◆ **Objective**:
Write the data out again exactly, with no pictures.

━━━━━━

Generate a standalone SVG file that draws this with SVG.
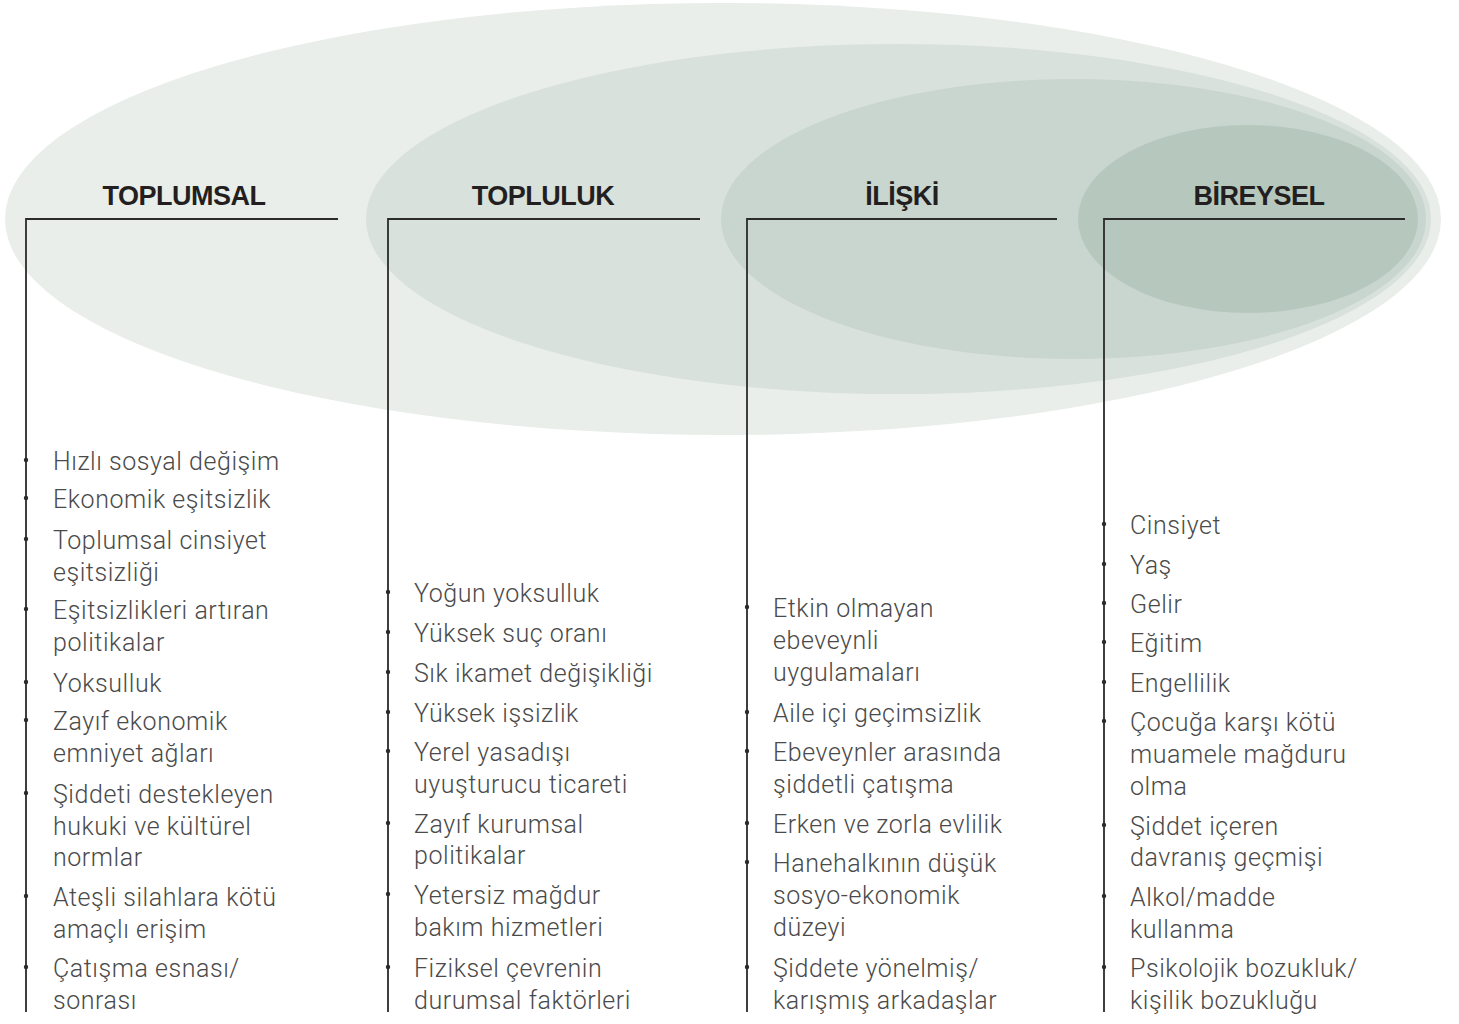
<svg xmlns="http://www.w3.org/2000/svg" width="1459" height="1024" viewBox="0 0 1459 1024">
<style>
.hdr{font-family:"Liberation Sans",Arial,sans-serif;font-weight:bold;font-size:27px;letter-spacing:-0.5px;fill:#231f20;text-anchor:middle}
.item{font-family:Roboto,"Liberation Sans",sans-serif;font-weight:300;font-size:25px;fill:#4a4a4a;letter-spacing:0.55px}
.ln{stroke:#2b2b2b;stroke-width:1.8;fill:none}
.dot{fill:#2b2b2b}
</style>
<rect width="1459" height="1024" fill="#ffffff"/>
<g id="ellipses">
<ellipse cx="723" cy="219" rx="718" ry="216" fill="#e9eeea"/>
<ellipse cx="898.5" cy="219" rx="532.5" ry="175" fill="#d8e1dc"/>
<ellipse cx="1073.5" cy="219" rx="352.5" ry="140" fill="#c9d5cf"/>
<ellipse cx="1248" cy="219" rx="170" ry="94" fill="#b6c8bd"/>
</g>
<g id="connectors">
<path class="ln" d="M26,1012 V219 H338"/>
<path class="ln" d="M388,1012 V219 H700"/>
<path class="ln" d="M747,1012 V219 H1057"/>
<path class="ln" d="M1104,1012 V219 H1405"/>
</g>
<g id="toplumsal">
<text class="hdr" x="184" y="205">TOPLUMSAL</text>
<g class="dot">
<circle cx="26" cy="460" r="2.2"/><circle cx="26" cy="498" r="2.2"/><circle cx="26" cy="539" r="2.2"/><circle cx="26" cy="609" r="2.2"/><circle cx="26" cy="682" r="2.2"/><circle cx="26" cy="720" r="2.2"/><circle cx="26" cy="793" r="2.2"/><circle cx="26" cy="896" r="2.2"/><circle cx="26" cy="967" r="2.2"/>
</g>
<text class="item" x="53" y="470">Hızlı sosyal değişim</text>
<text class="item" x="53" y="508">Ekonomik eşitsizlik</text>
<text class="item" x="53" y="549">Toplumsal cinsiyet</text>
<text class="item" x="53" y="581">eşitsizliği</text>
<text class="item" x="53" y="619">Eşitsizlikleri artıran</text>
<text class="item" x="53" y="651">politikalar</text>
<text class="item" x="53" y="692">Yoksulluk</text>
<text class="item" x="53" y="730">Zayıf ekonomik</text>
<text class="item" x="53" y="762">emniyet ağları</text>
<text class="item" x="53" y="803">Şiddeti destekleyen</text>
<text class="item" x="53" y="835">hukuki ve kültürel</text>
<text class="item" x="53" y="866">normlar</text>
<text class="item" x="53" y="906">Ateşli silahlara kötü</text>
<text class="item" x="53" y="938">amaçlı erişim</text>
<text class="item" x="53" y="977">Çatışma esnası/</text>
<text class="item" x="53" y="1009">sonrası</text>
</g>
<g id="topluluk">
<text class="hdr" x="543" y="205">TOPLULUK</text>
<g class="dot">
<circle cx="388" cy="592" r="2.2"/><circle cx="388" cy="632" r="2.2"/><circle cx="388" cy="672" r="2.2"/><circle cx="388" cy="712" r="2.2"/><circle cx="388" cy="751" r="2.2"/><circle cx="388" cy="823" r="2.2"/><circle cx="388" cy="894" r="2.2"/><circle cx="388" cy="967" r="2.2"/>
</g>
<text class="item" x="414" y="602">Yoğun yoksulluk</text>
<text class="item" x="414" y="642">Yüksek suç oranı</text>
<text class="item" x="414" y="682">Sık ikamet değişikliği</text>
<text class="item" x="414" y="722">Yüksek işsizlik</text>
<text class="item" x="414" y="761">Yerel yasadışı</text>
<text class="item" x="414" y="793">uyuşturucu ticareti</text>
<text class="item" x="414" y="833">Zayıf kurumsal</text>
<text class="item" x="414" y="864">politikalar</text>
<text class="item" x="414" y="904">Yetersiz mağdur</text>
<text class="item" x="414" y="936">bakım hizmetleri</text>
<text class="item" x="414" y="977">Fiziksel çevrenin</text>
<text class="item" x="414" y="1009">durumsal faktörleri</text>
</g>
<g id="iliski">
<text class="hdr" x="902" y="205">İLİŞKİ</text>
<g class="dot">
<circle cx="747" cy="607" r="2.2"/><circle cx="747" cy="712" r="2.2"/><circle cx="747" cy="751" r="2.2"/><circle cx="747" cy="823" r="2.2"/><circle cx="747" cy="862" r="2.2"/><circle cx="747" cy="967" r="2.2"/>
</g>
<text class="item" x="773" y="617">Etkin olmayan</text>
<text class="item" x="773" y="649">ebeveynli</text>
<text class="item" x="773" y="681">uygulamaları</text>
<text class="item" x="773" y="722">Aile içi geçimsizlik</text>
<text class="item" x="773" y="761">Ebeveynler arasında</text>
<text class="item" x="773" y="793">şiddetli çatışma</text>
<text class="item" x="773" y="833">Erken ve zorla evlilik</text>
<text class="item" x="773" y="872">Hanehalkının düşük</text>
<text class="item" x="773" y="904">sosyo-ekonomik</text>
<text class="item" x="773" y="936">düzeyi</text>
<text class="item" x="773" y="977">Şiddete yönelmiş/</text>
<text class="item" x="773" y="1009">karışmış arkadaşlar</text>
</g>
<g id="bireysel">
<text class="hdr" x="1259" y="205">BİREYSEL</text>
<g class="dot">
<circle cx="1104" cy="524" r="2.2"/><circle cx="1104" cy="564" r="2.2"/><circle cx="1104" cy="603" r="2.2"/><circle cx="1104" cy="642" r="2.2"/><circle cx="1104" cy="682" r="2.2"/><circle cx="1104" cy="721" r="2.2"/><circle cx="1104" cy="825" r="2.2"/><circle cx="1104" cy="896" r="2.2"/><circle cx="1104" cy="967" r="2.2"/>
</g>
<text class="item" x="1130" y="534">Cinsiyet</text>
<text class="item" x="1130" y="574">Yaş</text>
<text class="item" x="1130" y="613">Gelir</text>
<text class="item" x="1130" y="652">Eğitim</text>
<text class="item" x="1130" y="692">Engellilik</text>
<text class="item" x="1130" y="731">Çocuğa karşı kötü</text>
<text class="item" x="1130" y="763">muamele mağduru</text>
<text class="item" x="1130" y="795">olma</text>
<text class="item" x="1130" y="835">Şiddet içeren</text>
<text class="item" x="1130" y="866">davranış geçmişi</text>
<text class="item" x="1130" y="906">Alkol/madde</text>
<text class="item" x="1130" y="938">kullanma</text>
<text class="item" x="1130" y="977">Psikolojik bozukluk/</text>
<text class="item" x="1130" y="1009">kişilik bozukluğu</text>
</g>
</svg>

━━━━━━

◆ **Task output**:
Generate a standalone SVG file that draws this with SVG.
<svg xmlns="http://www.w3.org/2000/svg" width="1459" height="1024" viewBox="0 0 1459 1024">
<style>
.hdr{font-family:"Liberation Sans",Arial,sans-serif;font-weight:bold;font-size:27px;letter-spacing:-0.5px;fill:#231f20;text-anchor:middle}
.item{font-family:Roboto,"Liberation Sans",sans-serif;font-weight:300;font-size:25px;fill:#4a4a4a;letter-spacing:0.55px}
.ln{stroke:#2b2b2b;stroke-width:1.8;fill:none}
.dot{fill:#2b2b2b}
</style>
<rect width="1459" height="1024" fill="#ffffff"/>
<g id="ellipses">
<ellipse cx="723" cy="219" rx="718" ry="216" fill="#e9eeea"/>
<ellipse cx="898.5" cy="219" rx="532.5" ry="175" fill="#d8e1dc"/>
<ellipse cx="1073.5" cy="219" rx="352.5" ry="140" fill="#c9d5cf"/>
<ellipse cx="1248" cy="219" rx="170" ry="94" fill="#b6c8bd"/>
</g>
<g id="connectors">
<path class="ln" d="M26,1012 V219 H338"/>
<path class="ln" d="M388,1012 V219 H700"/>
<path class="ln" d="M747,1012 V219 H1057"/>
<path class="ln" d="M1104,1012 V219 H1405"/>
</g>
<g id="toplumsal">
<text class="hdr" x="184" y="205">TOPLUMSAL</text>
<g class="dot">
<circle cx="26" cy="460" r="2.2"/><circle cx="26" cy="498" r="2.2"/><circle cx="26" cy="539" r="2.2"/><circle cx="26" cy="609" r="2.2"/><circle cx="26" cy="682" r="2.2"/><circle cx="26" cy="720" r="2.2"/><circle cx="26" cy="793" r="2.2"/><circle cx="26" cy="896" r="2.2"/><circle cx="26" cy="967" r="2.2"/>
</g>
<text class="item" x="53" y="470">Hızlı sosyal değişim</text>
<text class="item" x="53" y="508">Ekonomik eşitsizlik</text>
<text class="item" x="53" y="549">Toplumsal cinsiyet</text>
<text class="item" x="53" y="581">eşitsizliği</text>
<text class="item" x="53" y="619">Eşitsizlikleri artıran</text>
<text class="item" x="53" y="651">politikalar</text>
<text class="item" x="53" y="692">Yoksulluk</text>
<text class="item" x="53" y="730">Zayıf ekonomik</text>
<text class="item" x="53" y="762">emniyet ağları</text>
<text class="item" x="53" y="803">Şiddeti destekleyen</text>
<text class="item" x="53" y="835">hukuki ve kültürel</text>
<text class="item" x="53" y="866">normlar</text>
<text class="item" x="53" y="906">Ateşli silahlara kötü</text>
<text class="item" x="53" y="938">amaçlı erişim</text>
<text class="item" x="53" y="977">Çatışma esnası/</text>
<text class="item" x="53" y="1009">sonrası</text>
</g>
<g id="topluluk">
<text class="hdr" x="543" y="205">TOPLULUK</text>
<g class="dot">
<circle cx="388" cy="592" r="2.2"/><circle cx="388" cy="632" r="2.2"/><circle cx="388" cy="672" r="2.2"/><circle cx="388" cy="712" r="2.2"/><circle cx="388" cy="751" r="2.2"/><circle cx="388" cy="823" r="2.2"/><circle cx="388" cy="894" r="2.2"/><circle cx="388" cy="967" r="2.2"/>
</g>
<text class="item" x="414" y="602">Yoğun yoksulluk</text>
<text class="item" x="414" y="642">Yüksek suç oranı</text>
<text class="item" x="414" y="682">Sık ikamet değişikliği</text>
<text class="item" x="414" y="722">Yüksek işsizlik</text>
<text class="item" x="414" y="761">Yerel yasadışı</text>
<text class="item" x="414" y="793">uyuşturucu ticareti</text>
<text class="item" x="414" y="833">Zayıf kurumsal</text>
<text class="item" x="414" y="864">politikalar</text>
<text class="item" x="414" y="904">Yetersiz mağdur</text>
<text class="item" x="414" y="936">bakım hizmetleri</text>
<text class="item" x="414" y="977">Fiziksel çevrenin</text>
<text class="item" x="414" y="1009">durumsal faktörleri</text>
</g>
<g id="iliski">
<text class="hdr" x="902" y="205">İLİŞKİ</text>
<g class="dot">
<circle cx="747" cy="607" r="2.2"/><circle cx="747" cy="712" r="2.2"/><circle cx="747" cy="751" r="2.2"/><circle cx="747" cy="823" r="2.2"/><circle cx="747" cy="862" r="2.2"/><circle cx="747" cy="967" r="2.2"/>
</g>
<text class="item" x="773" y="617">Etkin olmayan</text>
<text class="item" x="773" y="649">ebeveynli</text>
<text class="item" x="773" y="681">uygulamaları</text>
<text class="item" x="773" y="722">Aile içi geçimsizlik</text>
<text class="item" x="773" y="761">Ebeveynler arasında</text>
<text class="item" x="773" y="793">şiddetli çatışma</text>
<text class="item" x="773" y="833">Erken ve zorla evlilik</text>
<text class="item" x="773" y="872">Hanehalkının düşük</text>
<text class="item" x="773" y="904">sosyo-ekonomik</text>
<text class="item" x="773" y="936">düzeyi</text>
<text class="item" x="773" y="977">Şiddete yönelmiş/</text>
<text class="item" x="773" y="1009">karışmış arkadaşlar</text>
</g>
<g id="bireysel">
<text class="hdr" x="1259" y="205">BİREYSEL</text>
<g class="dot">
<circle cx="1104" cy="524" r="2.2"/><circle cx="1104" cy="564" r="2.2"/><circle cx="1104" cy="603" r="2.2"/><circle cx="1104" cy="642" r="2.2"/><circle cx="1104" cy="682" r="2.2"/><circle cx="1104" cy="721" r="2.2"/><circle cx="1104" cy="825" r="2.2"/><circle cx="1104" cy="896" r="2.2"/><circle cx="1104" cy="967" r="2.2"/>
</g>
<text class="item" x="1130" y="534">Cinsiyet</text>
<text class="item" x="1130" y="574">Yaş</text>
<text class="item" x="1130" y="613">Gelir</text>
<text class="item" x="1130" y="652">Eğitim</text>
<text class="item" x="1130" y="692">Engellilik</text>
<text class="item" x="1130" y="731">Çocuğa karşı kötü</text>
<text class="item" x="1130" y="763">muamele mağduru</text>
<text class="item" x="1130" y="795">olma</text>
<text class="item" x="1130" y="835">Şiddet içeren</text>
<text class="item" x="1130" y="866">davranış geçmişi</text>
<text class="item" x="1130" y="906">Alkol/madde</text>
<text class="item" x="1130" y="938">kullanma</text>
<text class="item" x="1130" y="977">Psikolojik bozukluk/</text>
<text class="item" x="1130" y="1009">kişilik bozukluğu</text>
</g>
</svg>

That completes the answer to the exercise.